Exercise task –
Repeat everything from the first line of the listing below through the line that contains "plt.rcParams['lines.scale_dashes'] = False", exactly. Leave out pictures.

=== Given information ===

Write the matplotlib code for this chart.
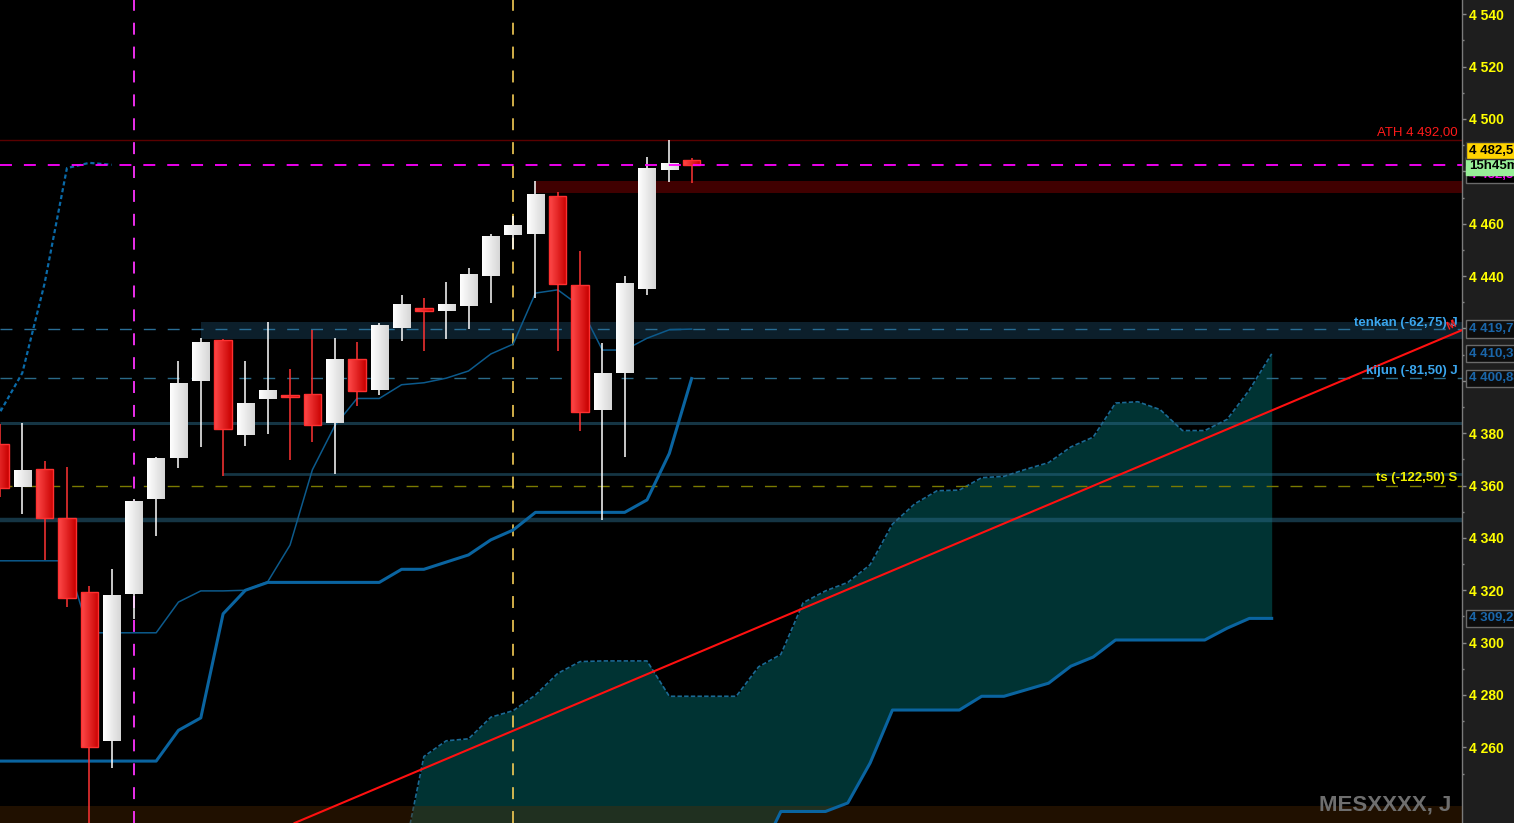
import numpy as np
import matplotlib
matplotlib.use("Agg")
import matplotlib.pyplot as plt
from matplotlib.colors import LinearSegmentedColormap
from matplotlib.patches import Rectangle
from matplotlib.transforms import blended_transform_factory

plt.rcParams['font.family'] = ['Liberation Sans', 'DejaVu Sans']
plt.rcParams['lines.scale_dashes'] = False

# ---------------- data ----------------
opens = [4376.0, 4359.5, 4366.5, 4347.5, 4319.5, 4262.25, 4318.5, 4354.75,
         4370.5, 4400.0, 4415.5, 4379.25, 4393.0, 4394.5, 4395.0, 4384.0,
         4408.5, 4396.5, 4420.25, 4427.75, 4426.75, 4428.5, 4440.0, 4455.75,
         4456.0, 4470.5, 4436.5, 4388.75, 4403.0, 4435.0, 4480.5, 4484.25]
highs = [4383.5, 4384.0, 4369.5, 4367.25, 4321.75, 4328.25, 4355.0, 4371.0,
         4407.5, 4416.5, 4416.0, 4407.5, 4422.5, 4404.5, 4419.25, 4416.5,
         4414.75, 4422.0, 4432.75, 4431.5, 4437.75, 4443.0, 4456.0, 4463.0,
         4476.25, 4472.0, 4449.5, 4414.25, 4440.0, 4485.5, 4492.0, 4485.0]
lows = [4355.5, 4349.0, 4331.5, 4313.5, 4225.0, 4252.0, 4309.0, 4340.75,
        4366.75, 4374.75, 4363.5, 4375.0, 4379.75, 4369.75, 4376.5, 4364.5,
        4390.5, 4394.5, 4415.25, 4411.5, 4416.0, 4419.75, 4429.75, 4450.25,
        4431.75, 4411.5, 4380.75, 4346.75, 4371.0, 4432.75, 4476.0, 4475.5]
closes = [4359.0, 4365.75, 4347.5, 4317.0, 4260.0, 4318.0, 4354.25, 4370.5,
          4399.0, 4414.75, 4381.75, 4391.5, 4396.5, 4393.75, 4383.25, 4408.25,
          4396.0, 4421.25, 4429.25, 4426.5, 4429.5, 4440.75, 4455.25, 4459.5,
          4471.25, 4437.0, 4388.0, 4403.0, 4437.25, 4481.25, 4483.25, 4482.5]

tenkan = [4331.25, 4331.25, 4331.25, 4331.25, 4303.75, 4303.75, 4303.75, 4303.75,
          4315.5, 4319.75, 4319.75, 4320.0, 4323.25, 4337.25, 4366.0, 4382.75,
          4393.25, 4393.25, 4398.5, 4399.25, 4401.0, 4403.75, 4410.25, 4414.0,
          4433.5, 4434.75, 4428.5, 4411.75, 4411.75, 4416.25, 4419.5, 4419.75]
kijun = [4254.75, 4254.75, 4254.75, 4254.75, 4254.75, 4254.75, 4254.75, 4254.75,
         4266.5, 4271.25, 4311.0, 4320.0, 4323.0, 4323.0, 4323.0, 4323.0,
         4323.0, 4323.0, 4328.0, 4328.0, 4330.75, 4333.5, 4339.25, 4343.0,
         4349.75, 4349.75, 4349.75, 4349.75, 4349.75, 4354.5, 4372.25, 4400.88]

cloud_start = 18
senkou_a = [4214.75, 4256.5, 4262.5, 4263.25, 4271.5, 4274.0, 4280.0, 4288.25,
            4292.75, 4293.0, 4293.0, 4293.0, 4279.5, 4279.5, 4279.5, 4279.5,
            4290.75, 4295.5, 4315.25, 4319.75, 4323.0, 4329.75, 4345.25, 4353.0,
            4358.0, 4358.25, 4363.0, 4363.5, 4366.25, 4368.75, 4374.75, 4378.5,
            4391.5, 4392.0, 4389.0, 4381.0, 4381.0, 4385.25, 4396.5, 4410.31]
senkou_b = [4210.0] * 16 + [4218.0, 4235.5, 4235.5, 4235.5, 4238.75, 4254.0,
                            4274.25, 4274.25, 4274.25, 4274.25, 4279.5, 4279.5,
                            4282.0, 4284.5, 4291.0, 4294.5, 4301.0, 4301.0,
                            4301.0, 4301.0, 4301.0, 4305.5, 4309.25, 4309.25]
chikou_shift = 26

ath = 4492.00
last_price = 4482.50
tenkan_dist, kijun_dist, ts_dist = -62.75, -81.50, -122.50
ts_level = 4360.00
countdown = "15h45m"
symbol = "MESXXXX, J"

red_zone = (4471.75, 4476.25)
red_zone_start = 24
blue_zone = (4416.0, 4422.5)
blue_zone_start = 9
levels = [4383.75, 4364.25, 4347.0]
level_starts = [None, 10, None]
bottom_zone = (4190.0, 4237.5)
vline_idx = [6, 23]
trend_idx = [17.93, 57.37]
trend_price = [4248.1, 4390.0]
yticks = list(range(4260, 4541, 20))
hidden_ticks = [4400, 4420, 4480]

# ---------------- figure ----------------
W, H = 1514, 823
AXW = 1462
fig = plt.figure(figsize=(W / 100, H / 100), dpi=100, facecolor='#1e1e1e')
ax = fig.add_axes([0, 0, AXW / W, 1])
ax.set_facecolor('black')

n = len(opens)
idx = np.arange(n)
xmax = 65.53
ax.set_xlim(0, xmax)
ax.set_ylim(4231.1, 4545.45)

DASH = (0, (8.6, 8.6))

# zones
ax.axhspan(*bottom_zone, color='#5a2d00', alpha=0.36, zorder=1.6, lw=0)
ax.add_patch(Rectangle((red_zone_start, red_zone[0]), xmax - red_zone_start,
                       red_zone[1] - red_zone[0], color='#400000', lw=0, zorder=0.5))
ax.add_patch(Rectangle((blue_zone_start, blue_zone[0]), xmax - blue_zone_start,
                       blue_zone[1] - blue_zone[0], color='#0c1f2b', lw=0, zorder=0.5))
lw_levels = [2.2, 2.0, 3.2]
for lv, st, lw in zip(levels, level_starts, lw_levels):
    x0 = 0 if st is None else st
    ax.plot([x0, xmax], [lv, lv], color='#2a6a88', alpha=0.5, lw=lw, zorder=1.5,
            solid_capstyle='butt')
ax.axhline(ath, color='#5a0000', lw=1.0, zorder=1.7)

# cloud
cidx = np.arange(cloud_start, cloud_start + len(senkou_a))
ax.fill_between(cidx, senkou_a, senkou_b, color='#003333', lw=0, zorder=1)
ax.plot(cidx, senkou_a, color='#1a6a94', lw=1.2, ls=(0, (3.2, 1.6)), zorder=1.2)
ax.plot(cidx, senkou_b, color='#0a64a0', lw=2.2, zorder=3)

# dashed level lines
ax.axhline(tenkan[-1], color='#2a6e96', lw=1.0, ls=DASH, zorder=2)
ax.axhline(kijun[-1], color='#2a6a88', lw=1.0, ls=DASH, zorder=2)
ax.axhline(ts_level, color='#7a7a00', lw=1.0, ls=DASH, zorder=2)
ax.axhline(last_price, color='#ff00ff', lw=1.3, ls=DASH, zorder=6)
ax.axvline(vline_idx[0], color='#ff33ff', lw=1.3, ls=DASH, zorder=2)
ax.axvline(vline_idx[1], color='#f5cc55', lw=1.2, ls=DASH, zorder=2)

# indicator lines
ax.plot(idx, tenkan, color='#0c5a8c', lw=1.1, zorder=3)
ax.plot(idx, kijun, color='#0a64a0', lw=2.2, zorder=3)
ch_i = idx[chikou_shift - 1:] - chikou_shift
ch_v = np.array(closes)[chikou_shift - 1:]
ax.plot(ch_i, ch_v, color='#0a6aa8', lw=1.6, ls=(0, (3.0, 2.0)), zorder=3)

# trendline
ax.axline((trend_idx[0], trend_price[0]), (trend_idx[1], trend_price[1]),
          color='#ff1010', lw=1.5, zorder=3.5)

# candles
w = 0.78
grad = np.linspace(0, 1, 64).reshape(1, -1)
cm_white = LinearSegmentedColormap.from_list('w', ['#ffffff', '#d6d6d6'])
cm_red = LinearSegmentedColormap.from_list('r', ['#ff4a4a', '#c80000'])
for i in range(n):
    o, h, l, c = opens[i], highs[i], lows[i], closes[i]
    up = c >= o
    wick_c = '#ffffff' if up else '#ff3333'
    ax.plot([i, i], [l, h], color=wick_c, lw=1.1, zorder=4, solid_capstyle='butt')
    bot, top = min(o, c), max(o, c)
    rect = Rectangle((i - w / 2, bot), w, top - bot, facecolor='none',
                     edgecolor='none' if up else '#ff3030', lw=1.0, zorder=5.1)
    ax.add_patch(rect)
    im = ax.imshow(grad, cmap=cm_white if up else cm_red, aspect='auto',
                   extent=(i - w / 2, i + w / 2, bot, top), zorder=5,
                   interpolation='bilinear')
    im.set_clip_path(rect)

ax.set_xlim(0, xmax)
ax.set_ylim(4231.1, 4545.45)


def fr(v, d):
    s = f"{v:,.{d}f}"
    return s.replace(',', ' ').replace('.', ',')


# y axis on the right
for s in ['top', 'left', 'bottom']:
    ax.spines[s].set_visible(False)
ax.spines['right'].set_color('#7a7a7a')
ax.spines['right'].set_linewidth(1.0)
ax.set_xticks([])
ax.yaxis.set_ticks_position('right')
ax.set_yticks(yticks)
ax.set_yticklabels(['' if t in hidden_ticks else fr(t, 0) for t in yticks])
ax.set_yticks(list(range(4250, 4541, 20)), minor=True)
ax.tick_params(axis='y', which='major', length=3.0, width=1, color='#8a8a8a',
               pad=2, labelcolor='#ffff00', labelsize=10)
ax.tick_params(axis='y', which='minor', length=1.6, width=1, color='#8a8a8a')
for lbl in ax.get_yticklabels():
    lbl.set_fontweight('bold')

# text labels on the chart
tr = blended_transform_factory(ax.transAxes, ax.transData)
xr = 1457.5 / AXW
ax.annotate(f"ATH {fr(ath, 2)}", (1458 / AXW, ath), xycoords=tr,
            xytext=(0, 2.9), textcoords='offset points', ha='right', va='baseline',
            color='#ff1a1a', fontsize=9.5, zorder=10)
ax.annotate(f"tenkan ({fr(tenkan_dist, 2)}) J", (xr, tenkan[-1]), xycoords=tr,
            xytext=(0, 2.2), textcoords='offset points', ha='right', va='baseline',
            color='#3aa6ee', fontsize=9.5, fontweight='bold', zorder=10)
ax.annotate(f"kijun ({fr(kijun_dist, 2)}) J", (xr, kijun[-1]), xycoords=tr,
            xytext=(0, 2.9), textcoords='offset points', ha='right', va='baseline',
            color='#3aa6ee', fontsize=9.5, fontweight='bold', zorder=10)
ax.annotate(f"ts ({fr(ts_dist, 2)}) S", (xr, ts_level), xycoords=tr,
            xytext=(0, 2.9), textcoords='offset points', ha='right', va='baseline',
            color='#f0f000', fontsize=9.5, fontweight='bold', zorder=10)
slope = (trend_price[1] - trend_price[0]) / (trend_idx[1] - trend_idx[0])
mx = 65.04
ax.annotate("M", (mx, trend_price[1] + slope * (mx - trend_idx[1])),
            xytext=(0, 7), textcoords='offset points', ha='center', va='center',
            rotation=25, color='#ff2020', fontsize=8, fontweight='bold', zorder=10)

# price boxes in the right scale
trf = blended_transform_factory(fig.transFigure, ax.transData)
bx = 1469 / W


def pbox(y, text, fc, tc, ec='#6a6a6a', dy=0, z=20, fs=9.5):
    ax.annotate(text, (bx, y), xycoords=trf, xytext=(0, dy), textcoords='offset points',
                ha='left', va='center', color=tc, fontsize=fs, fontweight='bold',
                annotation_clip=False, zorder=z,
                bbox=dict(boxstyle='square,pad=0.2', fc=fc, ec=ec, lw=1))


pbox(last_price, fr(last_price, 2), '#000000', '#ff00ff', dy=-7.0, z=20)
pbox(last_price, countdown, '#98f098', '#000000', ec='#98f098', dy=-0.8, z=21)
pbox(last_price, fr(last_price, 1), '#ffd400', '#000000', ec='#3a3a3a', dy=10.2, z=22)
pbox(tenkan[-1], fr(tenkan[-1], 2), '#0c0c0c', '#1a66aa', z=20)
pbox(senkou_a[-1], fr(senkou_a[-1], 2), '#0c0c0c', '#1a66aa', z=20)
pbox(kijun[-1], fr(kijun[-1], 2), '#0c0c0c', '#1a66aa', z=20)
pbox(senkou_b[-1], fr(senkou_b[-1], 2), '#0c0c0c', '#1a66aa', z=20)

fig.text(1451 / W, 13 / H, symbol, ha='right', va='baseline', color='#6e6e6e',
         fontsize=16, fontweight='bold')

fig.savefig('out.png', dpi=100, facecolor=fig.get_facecolor())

===

Reply to the task –
Write the matplotlib code for this chart.
import numpy as np
import matplotlib
matplotlib.use("Agg")
import matplotlib.pyplot as plt
from matplotlib.colors import LinearSegmentedColormap
from matplotlib.patches import Rectangle
from matplotlib.transforms import blended_transform_factory

plt.rcParams['font.family'] = ['Liberation Sans', 'DejaVu Sans']
plt.rcParams['lines.scale_dashes'] = False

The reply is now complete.